There are few family traditions that I value as highly as the annual birthday interview. When their responses don’t seem quite right, I note down what I think the factually correct answer would be. If I were to do it again, I’d two other questions. My first question would be, “What’s your name?” because it’s really neat to hear how they pronounce it when they’re younger and how they might change how they refer to themselves as they get older. I’d also add, “If you name wasn’t ______, what do you wish we named you?” For years my son has wished his name was Blade and when I asked my daughter this question, she responded Fairyland or Princess-princess.

Without further ado, here are the questions.

  1. How old are you?
  2. Who is your best friend?
  3. What is your favourite thing to do?
  4. What is your favourite colour?
  5. What is your favourite food?  
  6. What is your least favourite food?
  7. What do you like to do most with your family?

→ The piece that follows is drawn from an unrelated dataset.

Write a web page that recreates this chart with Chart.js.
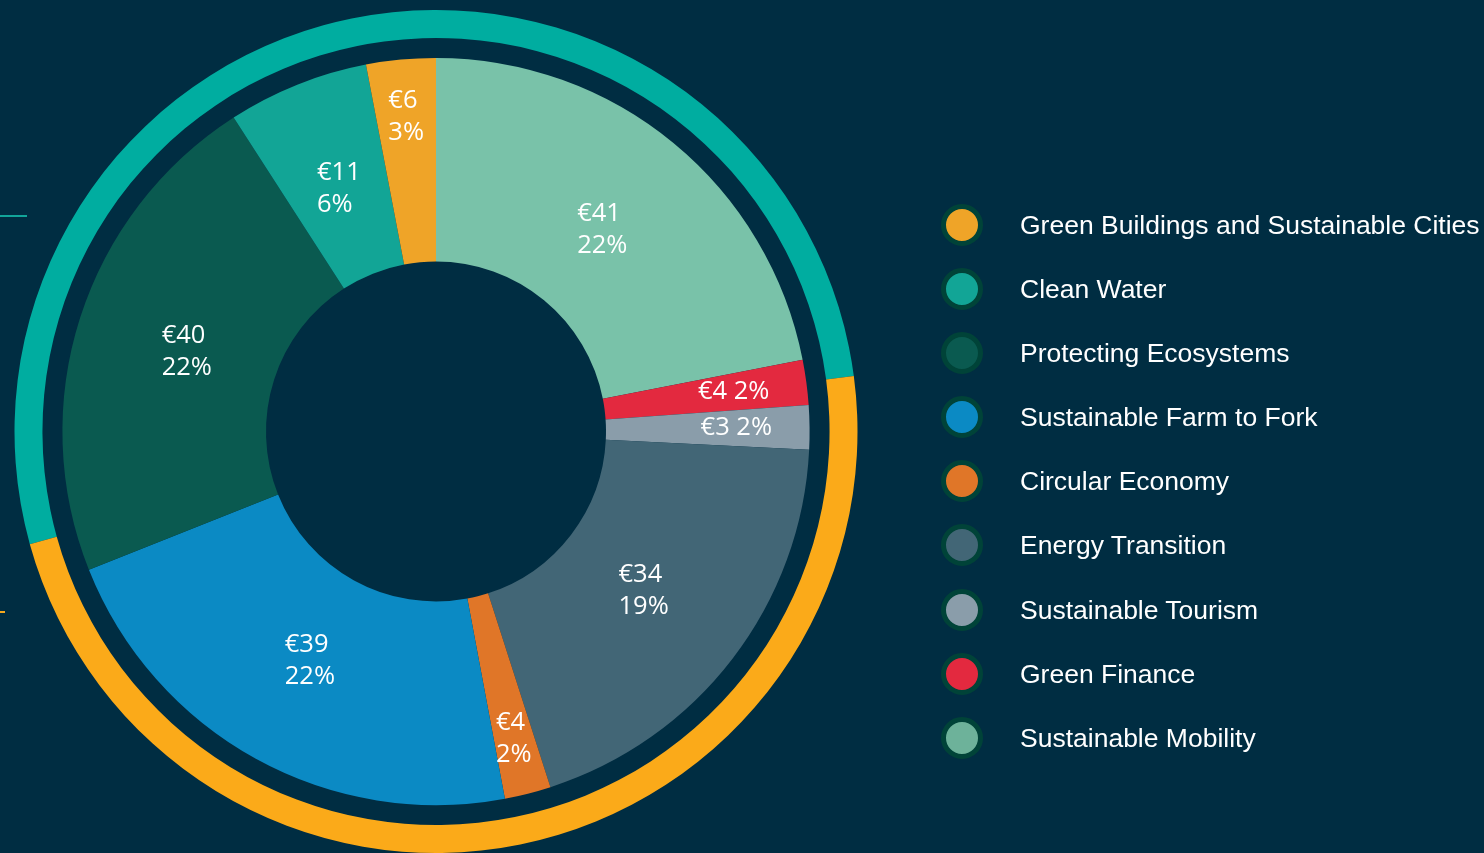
<!DOCTYPE html>
<html>
<head>
<meta charset="utf-8">
<script src="https://cdn.jsdelivr.net/npm/chart.js@4.4.1/dist/chart.umd.min.js"></script>
<style>
  html, body { margin: 0; padding: 0; background: #002d42; width: 1484px; height: 853px; overflow: hidden; }
  #wrap { position: relative; width: 1484px; height: 853px; }
  canvas { position: absolute; left: 0; top: 0; }
  .deco { position: absolute; height: 2px; }
  #legend { position: absolute; left: 941px; top: 204px; font-family: "Liberation Sans", Arial, sans-serif; font-size: 26.5px; color: #ffffff; }
  .item { position: relative; height: 64.1px; }
  .dot { position: absolute; left: 0; top: 0; width: 32px; height: 32px; border-radius: 50%; border: 5px solid #004338; }
  .txt { position: absolute; left: 79px; top: 21px; transform: translateY(-50%); white-space: nowrap; line-height: 1; }
</style>
</head>
<body>
<div id="wrap">
  <canvas id="c" width="1484" height="853"></canvas>
  <div class="deco" style="left:0;top:215px;width:27px;background:#12a59a;"></div>
  <div class="deco" style="left:0;top:611px;width:5px;background:#f5a81e;"></div>
  <div id="legend"></div>
</div>
<script>
// Slices, clockwise from 12 o'clock
const categories = ["Sustainable Mobility", "Green Finance", "Sustainable Tourism", "Energy Transition",
                    "Circular Economy", "Sustainable Farm to Fork", "Protecting Ecosystems", "Clean Water",
                    "Green Buildings and Sustainable Cities"];
// label amounts (€) and percentages as printed
const amounts = [41, 4, 3, 34, 4, 39, 40, 11, 6];
const percents = [22, 2, 2, 19, 2, 22, 22, 6, 3];
// slice shares (% of the circle) as drawn in the picture
const sliceShares = [21.9, 1.95, 1.9, 19.25, 2.0, 21.9, 21.9, 6.1, 3.0];
const sliceColors = ["#79c2a9", "#e3293f", "#8a9daa", "#426676", "#e07628", "#0b8ac4", "#0a5a50", "#12a596", "#efa428"];
const legendColors = ["#6db29a", "#e3293f", "#8a9daa", "#426676", "#e07628", "#0b8ac4", "#0a5a50", "#12a596", "#efa428"];
// Outer ring (two parts)
const ringValues = [52.2, 47.8];
const ringColors = ["#00ada0", "#fbaa19"];
// Legend order (top to bottom)
const legendOrder = [8, 7, 6, 5, 4, 3, 2, 1, 0];

const labelPlugin = {
  id: 'sliceLabels',
  afterDatasetsDraw(chart) {
    const ctx = chart.ctx;
    const meta = chart.getDatasetMeta(2);
    ctx.save();
    ctx.fillStyle = '#ffffff';
    ctx.font = '25.5px "Open Sans", sans-serif';
    ctx.textBaseline = 'middle';
    meta.data.forEach((arc, i) => {
      const s = arc.startAngle, e = arc.endAngle;
      const mid = (s + e) / 2;
      const span = e - s;
      const ring = arc.outerRadius - arc.innerRadius;
      const narrow = span < 0.26;
      const horiz = Math.abs(Math.cos(mid)) > 0.8;
      const l1 = '€' + amounts[i];
      const l2 = percents[i] + '%';
      if (narrow && horiz) {
        const r = arc.innerRadius + ring * 0.64;
        const px = arc.x + Math.cos(mid) * r, py = arc.y + Math.sin(mid) * r;
        ctx.textAlign = 'center';
        ctx.fillText(l1 + ' ' + l2, px, py);
      } else {
        const r = arc.innerRadius + ring * (narrow ? 0.72 : 0.45);
        const px = arc.x + Math.cos(mid) * r, py = arc.y + Math.sin(mid) * r;
        const w = Math.max(ctx.measureText(l1).width, ctx.measureText(l2).width);
        ctx.textAlign = 'left';
        ctx.fillText(l1, px - w / 2, py - 16);
        ctx.fillText(l2, px - w / 2, py + 16);
      }
    });
    ctx.restore();
  }
};

new Chart(document.getElementById('c'), {
  type: 'doughnut',
  data: {
    labels: categories,
    datasets: [
      { data: ringValues, backgroundColor: ringColors, borderWidth: 0, weight: 28, rotation: 254.5 },
      { data: [1], backgroundColor: ['rgba(0,0,0,0)'], borderWidth: 0, weight: 20 },
      { data: sliceShares, backgroundColor: sliceColors, borderWidth: 0, weight: 204 }
    ]
  },
  options: {
    responsive: false,
    animation: false,
    devicePixelRatio: 1,
    cutout: 170,
    layout: { padding: { left: 14, right: 626, top: 10, bottom: 0 } },
    plugins: { legend: { display: false }, tooltip: { enabled: false } },
    events: []
  },
  plugins: [labelPlugin]
});

const legend = document.getElementById('legend');
legendOrder.forEach(i => {
  const item = document.createElement('div');
  item.className = 'item';
  const dot = document.createElement('div');
  dot.className = 'dot';
  dot.style.background = legendColors[i];
  const t = document.createElement('div');
  t.className = 'txt';
  t.textContent = categories[i];
  item.appendChild(dot); item.appendChild(t);
  legend.appendChild(item);
});
</script>
</body>
</html>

  8. What is your favourite toy?
  9. What do you want to do when you grow up?
  10. What is your favourite book?
  11. What do you think about before you fall asleep?
  12. What is your favourite movie or DVD?
  13. What is your favourite outfit/clothing?
  14. What song do you love?
  15. Which sport do you like best?
  16. What are you really good at?
  17. Where do you wish you could go on vacation?
  18. What is your best/favourite memory?
  19. What would you buy if you had $1000?
  20. What do you hope to do before your next birthday?